There were many proponents of libertinism in France (given the French sounding of the term and origin), perhaps the most influential of the libertines was Marquis de Sade (2 June 1740 – 2 December 1814), famous of being the origin of the word sadism which means acting violently for sexual gratification. Marquis de Sade had 4 notable works, the first being The 120 Days of Sodom which tells a story of 4 of the most powerful elite abducted 46 boys and girls and subject them to extreme sexual and physical abuses. It was not published in his life time. His second novel was milder than the first called Justine which described the sexual abuse of a virtuous young woman in pre-revolutionary France. His third book was probably his magnum opus, Philosophy of the Bedroom which discussed the libertine philosophy in great details, albeit mixing it with a sexually explicit story. Lastly, he wrote Juliette, a sequel and contrast to Justine, which tells the story of Justine’s sister in a criminal rampage.
While I obviously reject the libertine philosophy, it is nevertheless fascinating to see his criticism of the powerful elites, censorship and the danger of ignoring morality. The reason why I am bringing up libertinism is because I want to address the baseless woozle effect some people have heard about Ayn Rand’s fascination with serial killer William Hickman. Dr. Diana Hsieh has a good explanation on the misconception. But what Ayn Rand did say regarding William Hickman was that she used the Hickman’s character as a basis for an unfinished story about a man committing a murder against a corrupt priest, obviously Marion Parker was not a corrupt priest but his crime did inspire a story for her. We have to remember that this happened when Ayn Rand was only 22 (which is my age now), she was still exploring her very own philosophy. Even if she may have deemed the destruction of a collectivist would be moral based on the horror she has experienced in Soviet Russia, we know that she has changed her stance later on when she coined the term second-hander. Maybe she was influenced by libertinism or maybe not, but we know she rejected this notion of subjective whims in favour of objective values when her theory was better developed.

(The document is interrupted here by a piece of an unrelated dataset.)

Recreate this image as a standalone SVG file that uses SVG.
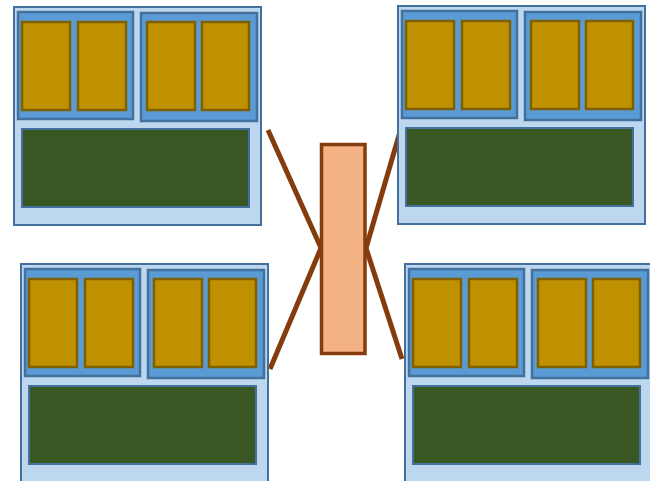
<svg xmlns="http://www.w3.org/2000/svg" width="650" height="481" viewBox="0 0 650 481">
  <style>
    .frame { fill: #bdd7ee; stroke: #41719c; stroke-width: 2; }
    .bank { fill: #5b9bd5; stroke: #41719c; stroke-width: 2.5; }
    .cell { fill: #bf9000; stroke: #7f6000; stroke-width: 2.5; }
    .base { fill: #385723; stroke: #41719c; stroke-width: 2; }
    .hub { fill: #f4b183; stroke: #843c0c; stroke-width: 3.5; }
    .link { stroke: #843c0c; stroke-width: 5; fill: none; }
  </style>
  <defs>
    <g id="module-shape">
      <rect class="frame" x="0" y="0" width="247" height="218"/>
      <rect class="bank" x="4" y="5" width="115" height="107"/>
      <rect class="bank" x="127" y="6" width="116" height="108"/>
      <rect class="cell" x="8" y="15" width="48" height="88"/>
      <rect class="cell" x="64" y="15" width="48" height="88"/>
      <rect class="cell" x="133" y="15" width="48" height="88"/>
      <rect class="cell" x="188" y="15" width="47" height="88"/>
      <rect class="base" x="8" y="122" width="227" height="78"/>
    </g>
  </defs>

  <!-- connectors from the hub to each module -->
  <g id="connectors">
    <line class="link" x1="321" y1="248" x2="268" y2="130"/>
    <line class="link" x1="321" y1="248" x2="270" y2="369"/>
    <line class="link" x1="366" y1="248" x2="402" y2="125"/>
    <line class="link" x1="366" y1="248" x2="402" y2="359"/>
  </g>

  <g id="module-top-left" transform="translate(14,7)">
    <use href="#module-shape"/>
  </g>
  <g id="module-top-right" transform="translate(398,6)">
    <use href="#module-shape"/>
  </g>
  <g id="module-bottom-left" transform="translate(21,264)">
    <use href="#module-shape"/>
  </g>
  <g id="module-bottom-right" transform="translate(405,264)">
    <use href="#module-shape"/>
  </g>

  <g id="hub">
    <rect class="hub" x="321.5" y="144.5" width="43.5" height="209"/>
  </g>
</svg>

Libertinism has many influences in the arts, such as Italian filmmaker Pier Paolo Pasolini whose films have unrestrained sexuality and violence, he also directed the notorious film adaptation of The 120 Days of Sodom; Nagisa Oshima‘s In the Realm of the Senses; Antonin Artaud developed theatre of cruelty to shock the audience emotionally much like how de Sade shocked the readers with vivid imagery, this further influenced new French extremism. Last by not the least, Filmmaker, comedian, artist John Waters is heavily influenced by de Sade, though his films have a comical tone but contain extreme violence, gratuitous nudity, explicit sexuality and general degeneracy. Interestingly, John Waters’ libertine ideal channelled to positive outlets such as conflict of the normal and deviant groups of the society (Cry-baby, A Dirty Shame, Pecker, Hairspray, Cecil B. Demented), criticism of the uptight (Female Trouble, Polyester, Serial Mom) and the quest for better life (Multiple Maniacs, Desperate Living) and the futility of fame chasing (Pink Flamingos). Among other leftist philosophers, we can see Foucault‘s hebephilia and de beauvoir and Sartre‘s promiscuity being part of the influences of de Sade’s libertinism.